Hiroshima. Cupich: Memoria viva para despertar conciencias
Sara Costantini - Ciudad del Vaticano
En el Monte Tabor, la luz reveló nuestro llamado a compartir eternamente la gloria divina como hijos e hijas del Padre; en Hiroshima, la luz trajo destrucción, oscuridad y muerte inimaginables. Con estas palabras, el cardenal Blase Cupich, arzobispo de Chicago, abrió su homilía en la Misa por las víctimas de la bomba atómica, celebrada esta mañana en Hiroshima, el día en que la Iglesia celebra la Transfiguración del Señor y en el octogésimo aniversario de aquella explosión que cambió para siempre la historia de la humanidad.
Una luz de destrucción
En el corazón de su homilía, el cardenal Cupich contrastó la luz que brilló en el monte Tabor con la luz cegadora que devastó Hiroshima: «En el Tabor», dijo, «Jesús se reveló a los discípulos como el Señor de la historia, y el Padre proclamó desde el cielo: ¡°Este es mi Hijo amado... escúchenlo¡±. Pero aquí, hace ochenta años, una luz diferente descendió del cielo: una luz de destrucción que sumió al mundo en un silencio devastador». Para el cardenal, este contraste nos obliga a afrontar la verdad: «Cuando ignoramos la visión del Tabor, cuando hacemos oídos sordos a la voz de Dios que nos llama al amor fraterno, terminamos allanando el camino para el odio y la devastación».

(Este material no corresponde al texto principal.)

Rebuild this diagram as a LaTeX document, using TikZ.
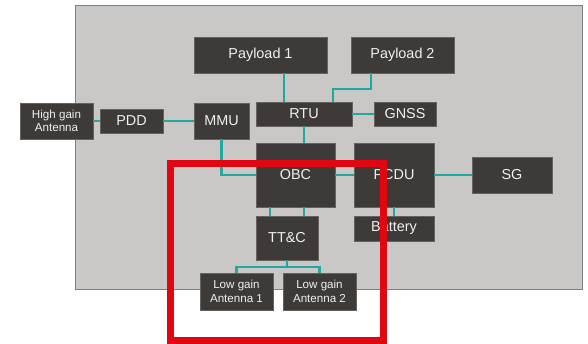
\documentclass[tikz,border=0pt]{standalone}
\usepackage{fontspec}
\setmainfont{Liberation Sans}
\definecolor{bgray}{HTML}{C9C8C7}
\definecolor{bedge}{HTML}{7F7F7F}
\definecolor{boxfill}{HTML}{3E3A38}
\definecolor{boxedge}{HTML}{66615F}
\definecolor{teal}{HTML}{1FA9A0}
\definecolor{redbox}{HTML}{E20613}
\begin{document}
\begin{tikzpicture}[x=1pt,y=-1pt,
  blk/.style={draw=boxedge,line width=0.6pt,fill=boxfill,text=white!94!black,inner sep=0pt,align=center,
    font=\fontsize{14.4}{16}\selectfont},
  sblk/.style={blk,font=\fontsize{11.6}{13.3}\selectfont},
  conn/.style={draw=teal,line width=2.3pt}]
\useasboundingbox (0,0) rectangle (588,344);
\fill[bgray,draw=bedge,line width=1pt] (75,6) rectangle (582,289);
% boxes
\node[blk,minimum width=133pt,minimum height=36pt] (P1) at (260.5,55) {Payload 1};
\node[blk,minimum width=103pt,minimum height=36pt] (P2) at (402.5,55) {Payload 2};
\node[sblk,minimum width=73pt,minimum height=36pt] (HGA) at (56.5,121) {High gain\\Antenna};
\node[blk,minimum width=63pt,minimum height=24pt] (PDD) at (131.5,121) {PDD};
\node[blk,minimum width=55pt,minimum height=36pt] (MMU) at (221.5,121) {MMU};
\node[blk,minimum width=96pt,minimum height=24pt] (RTU) at (304,114) {RTU};
\node[blk,minimum width=62pt,minimum height=24pt] (GNSS) at (405,114) {GNSS};
\node[blk,minimum width=79pt,minimum height=64pt] (OBC) at (295.5,175) {OBC};
\node[blk,minimum width=80pt,minimum height=64pt] (PCDU) at (394,175) {PCDU};
\node[blk,minimum width=80pt,minimum height=36pt] (SG) at (512,175) {SG};
\node[blk,minimum width=80pt,minimum height=25pt] (BAT) at (394,228.5) {Battery};
\node[blk,minimum width=62pt,minimum height=44pt] (TTC) at (287,238) {TT\&C};
\node[sblk,minimum width=73pt,minimum height=37pt] (LGA1) at (236.5,291.5) {Low gain\\Antenna 1};
\node[sblk,minimum width=73pt,minimum height=37pt] (LGA2) at (319.5,291.5) {Low gain\\Antenna 2};
% connectors (behind boxes)
\begin{scope}[on background layer/.try]
\end{scope}
\path[conn] (HGA.east) -- (PDD.west);
\path[conn] (PDD.east) -- (MMU.west);
\path[conn] ([xshift=23.5pt]P1.south) -- ([xshift=23.5pt]P1.south |- RTU.north);
\path[conn] ([xshift=-31.5pt]P2.south) -- ++(0,16) -| ([xshift=29pt]RTU.north);
\path[conn] (RTU.east) -- (GNSS.west);
\path[conn] (RTU.south) -- (RTU.south |- OBC.north);
\path[conn] (MMU.south) |- (OBC.west);
\path[conn] (OBC.east) -- (PCDU.west);
\path[conn] (PCDU.east) -- (SG.west);
\path[conn] (PCDU.south) -- (BAT.north);
\path[conn] ([xshift=14pt]OBC.south west) -- ([xshift=14pt]TTC.north west);
\path[conn] ([xshift=48pt]OBC.south west) -- ([xshift=48pt]TTC.north west);
\path[conn] (TTC.south) -- ++(0,7) coordinate (tj);
\path[conn] (tj) -| (LGA1.north);
\path[conn] (tj) -| (LGA2.north);
% red frame
\draw[redbox,line width=7pt] (170.5,163.5) rectangle (383.5,340.5);
\end{tikzpicture}
\end{document}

El testimonio de los supervivientes
Haciendo eco de las palabras del Papa Francisco, pronunciadas en el mismo lugar en 2019, Cupich reiteró lo que él llama los "tres imperativos morales" para salvaguardar el futuro de la humanidad: recordar, caminar juntos y proteger. "Recordar", enfatizó, "significa evitar que la tragedia de Hiroshima caiga en el olvido. Significa transmitir a las generaciones futuras la memoria de los hibakusha, aquellos sobrevivientes que, con su testimonio, gritaron durante décadas: ¡nunca más!". Pero la memoria, añadió, no puede ser meramente histórica: "Como Jesús conversando con Moisés y Elías en la montaña, estamos llamados a situar nuestras tragedias en el plan salvífico de Dios, que abarca los orígenes y señala el día en que el Hijo del Hombre reunirá a todos los pueblos y lenguas. Necesitamos una memoria viva que despierte las conciencias y pueda decir a cada generación: ¡nunca más!".
Escucha y respeto
Para Cupich, la respuesta cristiana exige "generar reacciones en cadena de paz y reconciliación, caminar juntos como pueblo en éxodo, dejando de lado el nacionalismo y la rivalidad, escuchando las historias de los demás y construyendo una mesa donde nadie quede excluido". El arzobispo de Chicago también enfatizó la contribución de la Iglesia al bien común: "Nuestra experiencia sinodal", dijo, "ofrece al mundo un ejemplo concreto: aprender a escucharnos, a dialogar, a respetarnos. Este es el camino hacia la paz y, juntos, hacia la liberación interior".
Construyendo caminos de paz
Finalmente, el cardenal abordó el tercer imperativo: la protección. «En un mundo marcado por una guerra mundial librada a pedazos», recordó, «no hay seguridad para nadie mientras falte la paz, ni siquiera en un solo rincón de la tierra». Tras recordar la imagen evangélica de los discípulos «envueltos en la nube en la montaña» para indicar el significado más profundo de esta protección, Cupich concluyó su intervención con una invitación que es a la vez compromiso y misión: «Hace ochenta años, el mundo presenció el alarmante abuso del ingenio humano empeñado en la destrucción. Hoy, aquí en Hiroshima, estamos llamados a usar ese ingenio para protegernos y construir caminos de paz. Esta fiesta de la Transfiguración cambió para siempre hace ochenta años. Mantengámonos firmes al explicarle al mundo por qué».